How does your team access sales call notes?
On Granola's Business plan, shared team folders give everyone with folder access a view of all meetings in that collection, and Granola Chat lets teammates query across the folder with source-linked citations without reading individual notes.
How do you implement sales call note templates?
In Granola's template library, choose from built-in templates covering discovery calls, demos, and negotiations, or build custom templates by setting your purpose and specifying section headers. Apply any template to future meetings with one click.
When should you share notes with prospects?

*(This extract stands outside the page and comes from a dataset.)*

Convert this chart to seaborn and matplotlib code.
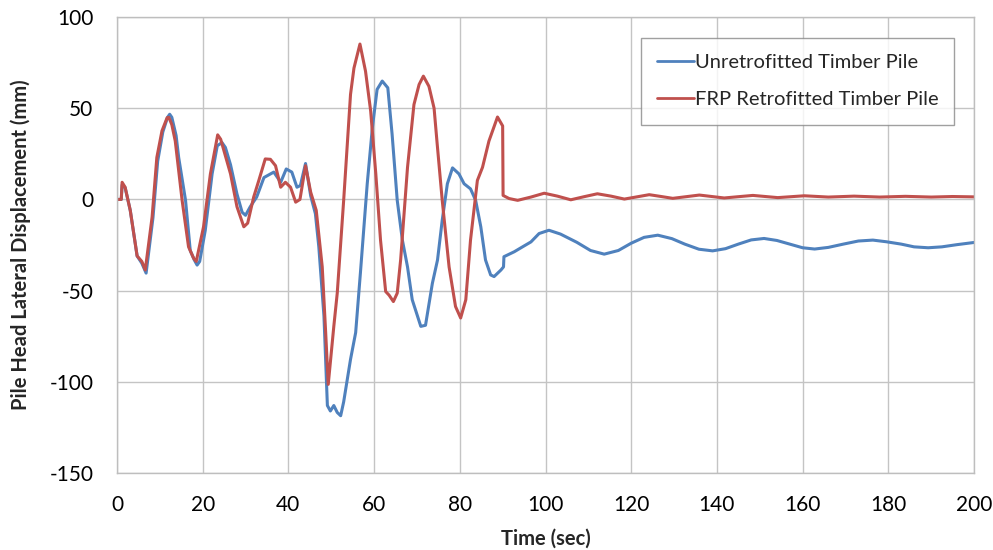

Share summary notes after negotiation calls to confirm action items and agreed terms, which reduces misalignment and creates a written record both sides can reference. Avoid sharing internal notes that include your interpretation of their pain points, buying committee dynamics, or deal strategy.
Key terms glossary
Buying committee: The group of stakeholders involved in a B2B purchase decision, typically including a champion, economic buyer, technical evaluator, and potential blockers.

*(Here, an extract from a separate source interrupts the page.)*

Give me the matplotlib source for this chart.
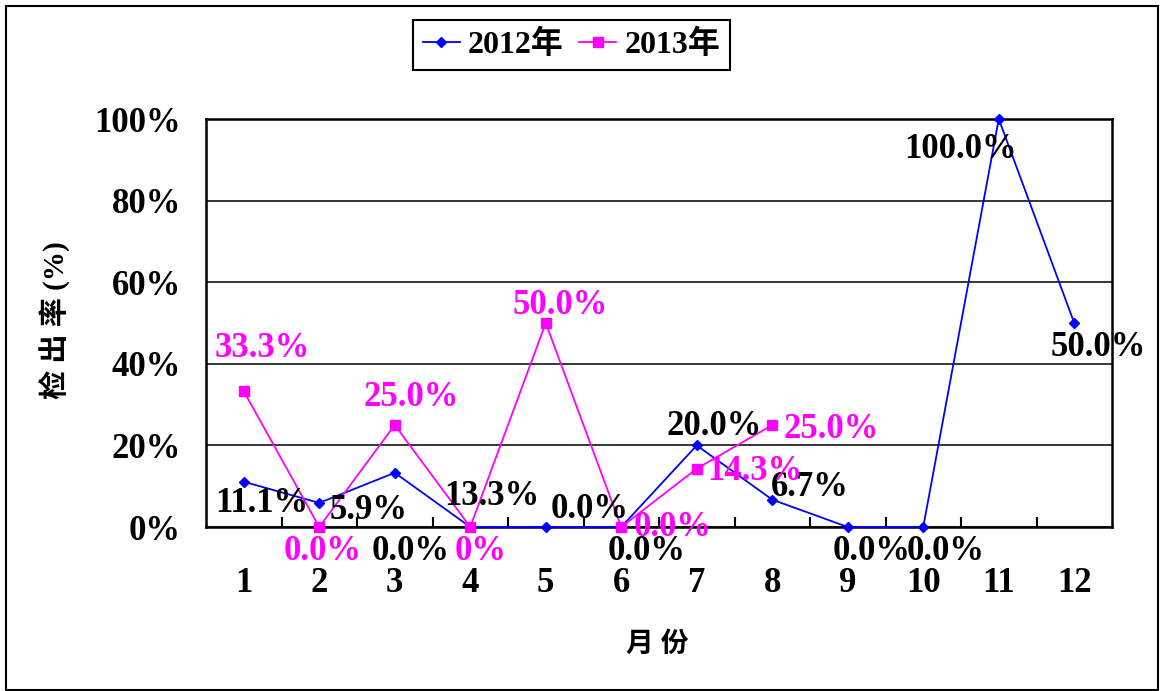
import matplotlib
matplotlib.use('Agg')
import matplotlib.pyplot as plt
from matplotlib.lines import Line2D
from matplotlib.patches import Rectangle

# monthly detection rate (%)
months = list(range(1, 13))
rate_2012 = [11.1, 5.9, 13.3, 0.0, 0.0, 0.0, 20.0, 6.7, 0.0, 0.0, 100.0, 50.0]
rate_2013 = [33.3, 0.0, 25.0, 0.0, 50.0, 0.0, 14.3, 25.0]
series_names = ['2012年', '2013年']
y_ticks = [0, 20, 40, 60, 80, 100]

labels_2012 = [f"{v:.1f}%" for v in rate_2012]
labels_2013 = [f"{v:.1f}%" for v in rate_2013]
labels_2013[3] = "0%"

# label offsets in pixels (dx right, dy down), hand-placed to avoid overlap
offs_2012 = [(18, 22), (49, 8), (97, 24), (-60, 24), (44, -17), (25, 24),
             (17, -19), (38, -12), (24, 24), (22, 24), (-38, 31), (24, 25)]
offs_2013 = [(19, -43), (3, 24), (16, -27), (10, 24), (14, -18), (51, 0),
             (58, 3), (59, 4)]

BLUE = '#0000FF'
MAGENTA = '#FF00FF'
FONT = ['Liberation Serif', 'Noto Sans CJK SC']
plt.rcParams['font.family'] = FONT
plt.rcParams['font.weight'] = 'bold'

fig = plt.figure(figsize=(11.61, 6.91), dpi=100)
ax = fig.add_axes([206 / 1161, 1 - 527 / 691, 906 / 1161, 408 / 691])

ax.plot(months, rate_2012, color=BLUE, lw=1.3, marker='D', ms=5.5,
        clip_on=False, zorder=3)
ax.plot(months[:len(rate_2013)], rate_2013, color=MAGENTA, lw=1.3,
        marker='s', ms=6.5, clip_on=False, zorder=4)

for m, v, lab, (dx, dy) in zip(months, rate_2012, labels_2012, offs_2012):
    ax.annotate(lab, (m, v), xytext=(dx, -dy), textcoords='offset pixels',
                ha='center', va='center', fontsize=25, fontweight='bold',
                color='black', zorder=5, annotation_clip=False)
for m, v, lab, (dx, dy) in zip(months, rate_2013, labels_2013, offs_2013):
    ax.annotate(lab, (m, v), xytext=(dx, -dy), textcoords='offset pixels',
                ha='center', va='center', fontsize=25, fontweight='bold',
                color=MAGENTA, zorder=5, annotation_clip=False)

ax.set_xlim(0.5, 12.5)
ax.set_ylim(0, 100)

# category labels on minor ticks, separators as inward major ticks
ax.set_xticks([m + 0.5 for m in months[:-1]])
ax.set_xticklabels([])
ax.tick_params(axis='x', which='major', direction='in', length=7, width=1.5)
ax.set_xticks(months, minor=True)
ax.set_xticklabels([str(m) for m in months], minor=True)
ax.tick_params(axis='x', which='minor', length=0, pad=29, labelsize=25)

ax.set_yticks(y_ticks)
ax.set_yticklabels([f"{t}%" for t in y_ticks])
ax.tick_params(axis='y', length=0, pad=18, labelsize=25)
for lab in ax.get_xticklabels(minor=True) + ax.get_yticklabels():
    lab.set_fontweight('bold')

ax.grid(axis='y', color='black', lw=1.1)
ax.set_axisbelow(True)
for sp in ax.spines.values():
    sp.set_linewidth(1.8)
    sp.set_color('black')

fig.text(55 / 1161, 1 - 320 / 691, '检 出 率 (%)', rotation=90,
         ha='center', va='center', fontsize=21, fontweight='bold')
fig.text(657 / 1161, 1 - 645 / 691, '月 份', ha='center', va='center',
         fontsize=20, fontweight='bold')

handles = [Line2D([], [], color=BLUE, lw=1.3, marker='D', ms=5.5),
           Line2D([], [], color=MAGENTA, lw=1.3, marker='s', ms=6.5)]
leg = fig.legend(handles, series_names, loc='center',
                 bbox_to_anchor=(571.5 / 1161, 1 - 45 / 691), ncol=2,
                 fancybox=False, framealpha=1, edgecolor='black',
                 handlelength=1.15, handletextpad=0.25, columnspacing=0.5,
                 borderpad=0.3, borderaxespad=0,
                 prop={'family': FONT, 'weight': 'bold', 'size': 23})
leg.get_frame().set_linewidth(1.5)

fig.add_artist(Rectangle((6 / 1161, 1 / 691), 1152 / 1161, 684 / 691,
                         transform=fig.transFigure, fill=False,
                         edgecolor='black', lw=1.5))

fig.savefig('out.png', dpi=100)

Compelling event: A specific internal deadline, contract expiration, product launch, or business consequence that creates urgency for the prospect to make a decision.
MEDDIC: A sales qualification framework covering Metrics, Economic Buyer, Decision Criteria, Decision Process, Identify Pain, and Champion, used to assess deal quality and completeness.
SPICED: A discovery-led sales methodology developed by Winning by Design covering Situation, Pain, Impact, Critical Event, and Decision, designed for SaaS sales teams.
Human-in-the-loop: A documentation approach where AI enhances rough notes with transcript context while the human reviews, edits, and approves what gets stored or synced to the CRM before it reaches the system of record.
Auto folder triggering: Granola's HubSpot integration feature that automatically pushes notes from a designated Granola folder to matching HubSpot Contact, Company, or Deal records without manual action from the rep.
Pipeline visibility: The accuracy and completeness of deal data in a CRM that allows sales leadership to forecast revenue and identify blockers across the pipeline.